The government's failure to organise them has led to popular outrage, as have the security forces' violent suppression of the resulting protests over the last couple of months. Different political parties have agreed to a new coalition government, headed up by opposition leader Samy Badibanga, to lead the country towards general elections.
But President Joseph Kabila, who has ruled since 2001, will remain in power until then – in effect extending his second and last legal term. This was the goal of the delaying organizing the polls, part of a tactic known as glissement – or slippage – among the Congolese.
In addition to the electoral issue, the new government should address recurring discontent among the Congo's citizens around unsatisfying returns from the country's booming mining sector.
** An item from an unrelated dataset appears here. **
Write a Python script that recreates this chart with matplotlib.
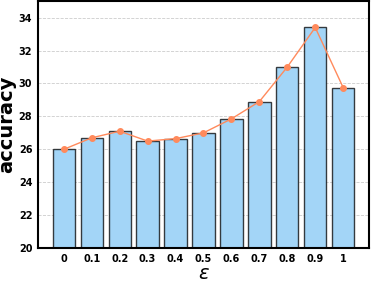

Dissatisfaction with the political leadership is closely linked to frustrations with how poorly the central government has managed the mining sector.
The DRC is now the largest global producer of cobalt and the fifth-largest producer of copper. Lower metal prices since 2014 have slowed growth. International and local mining entrepreneurs have made fortunes off of the country's minerals. However allegations of political corruption around mining deals are all over the news.For all this wealth, the general population has little to show for it.
After several years of high mineral prices, in 2012 the government initiated a mining code review in response to citizen pressure. Though participatory in nature, the process was a dead end.
The version submitted to parliament in March 2015 did not represent a compromise between industry and civil society organisation positions. Active lobbying from the country's chamber of mines focused on the draft law's fiscal provisions. These pressures led the government to abandon the reform project.
The drop in copper prices, as well as the growing economic and political crisis in Congo, have chilled attempts by other actors to resume the process. For almost two years, the status of the reform has been unclear.
This is bad for business and frustrates the population, the majority of whom live on less than a dollar a day.
Benchmarking reform
The Natural Resource Governance Institute (NRGI) recently identified potential solutions to the deadlock. We analysed the current mining code (dating from 2002) along with the proposed revisions submitted to parliament.
We benchmarked the results against other mining jurisdictions, from Peru to Australia. We found that the existing fiscal regime for mining companies in the DRC is relatively generous to companies, but not out of line with international practice given the country's strengths and weaknesses.
At current prices, the average effective tax rate of a typical copper mine in DRC would be 58 percent, falling between those in Zambia and Chile. At higher copper prices, the same indicator would be 46 percent, below that of Indonesia, Chile and Western Australia. There is therefore room for DRC to capture a larger share of mining companies' revenue in the event of a new cycle of high prices.
Average effective tax rate for a copper mine, with copper prices set at 5,000 USD/t, in net present value terms with a discount rate of 10%
Average effective tax rate for a copper mine, with copper prices set at 8,000 USD/t, in net present value terms with a discount rate of 10%.
However a balance must be struck. The DRC has rich geology but a difficult political and regulatory environment. Companies' operating costs are relatively high. Some allowances must be made to make operating in this environment palatable to investors.